[Date Prev][Date Next][Thread Prev][Thread Next][Date Index][Thread Index]
RE: set of OPES documents
> -----Original Message-----
> From: owner-ietf-openproxy@xxxxxxxxxxxx
> [mailto:owner-ietf-openproxy@xxxxxxxxxxxx]On Behalf Of Alex Rousskov
> Sent: Wednesday, April 09, 2003 12:43 PM
> To: ietf-openproxy@xxxxxxx
> Subject: set of OPES documents
>
>
[...]
>
> The set is incomplete, I only mention some documents we care about at
> this time:
>
> Application-independent documents:
>
> OPES Architecture
> draft-ietf-opes-architecture
>
> OPES Callout Protocol Core
> draft-ietf-opes-ocp
>
> OPES Tracing
> draft-ietf-opes-trace
>
> OPES Bypass
> draft-ietf-opes-bypass
If I understand correctly the last one is about - very limited - set
of directives. I'd suggest having a single document "OPES tracing,
notification and directives"
draft-ietf-opes-dirs-trace
The rationale: subjects are tightly connected. There will be requests that are
tracing directives (e.g. Set-tracing-level), there will be responses to
directives
that are very close to tracing/notification info (<Via (OP:abcd> -
<Whois:abcd> - ...).
"Bypass" looks like low-granularity instruction about the desired level of
transformation.
-------------
And again - no, OPES is not evil! It is MAY be very useful for both content
producers and content consumers. Let's not focus just on ways how to
reduce possible harm, let's also look at the ways to maximize benefits. Why
the first thing that comes in mind is "bypass"? Why not "activate",
"translate",
"enable-transformation"?
-------------
If there will be OCP-related tracing features we need another document:
draft-ietf-opes-ocp-trace
Rationale: OCP is just one recommended callout protocol. We do not exclude
usage of
other callout protocols conforming to the OPES requirements (e.g. icap-based).

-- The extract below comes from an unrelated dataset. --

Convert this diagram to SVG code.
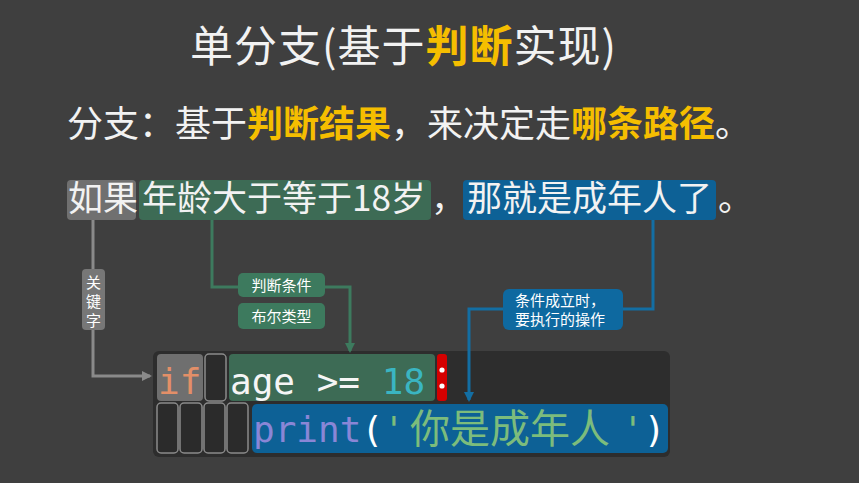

Inserting OCP-related things into the document describing OPES flow will make
OCP an integral part of the OPES spec. IMHO OCP should be positioned as a
replaceable
building block.
>
> ...
>
> Application-specific documents:
>
> OPES adaptation of HTTP
> draft-ietf-opes-http
>
> OPES adaptation of SMTP
> draft-ietf-opes-smtp
>
> OPES adaptation of FooBarP
> draft-ietf-opes-foobarp
For the reasons described above I'd suggest a separate set of docs:
draft-ietf-opes-opcp-http
draft-ietf-opes-opcp-smtp
draft-ietf-opes-opcp-...
>
> ...
>
> Does the above make sense? Would you prefer the alternative (more of
> more specific drafts)? Other options like combining all
> application-independent drafts into one document?
>
> Also, given a relatively large number of related drafts, would it make
> any sense to have one short "OPES Requirements" draft that lists all
> available drafts and describes the relationship between them? Or do we
> want to repeat pretty much the same explanations in every draft
> instead? Are there similar cases in other WG?
I agree - this is an important problem. There already is certain interrelated
information scattered through different drafts. For example at some moment
Hilarie referred to the figure 2 in the policy draft to explain some
architectural
elements. I am not sure that a person studying OPES architecture will
easily find this connection. Adding a big group of documents without
proper systematization may create even more confusion.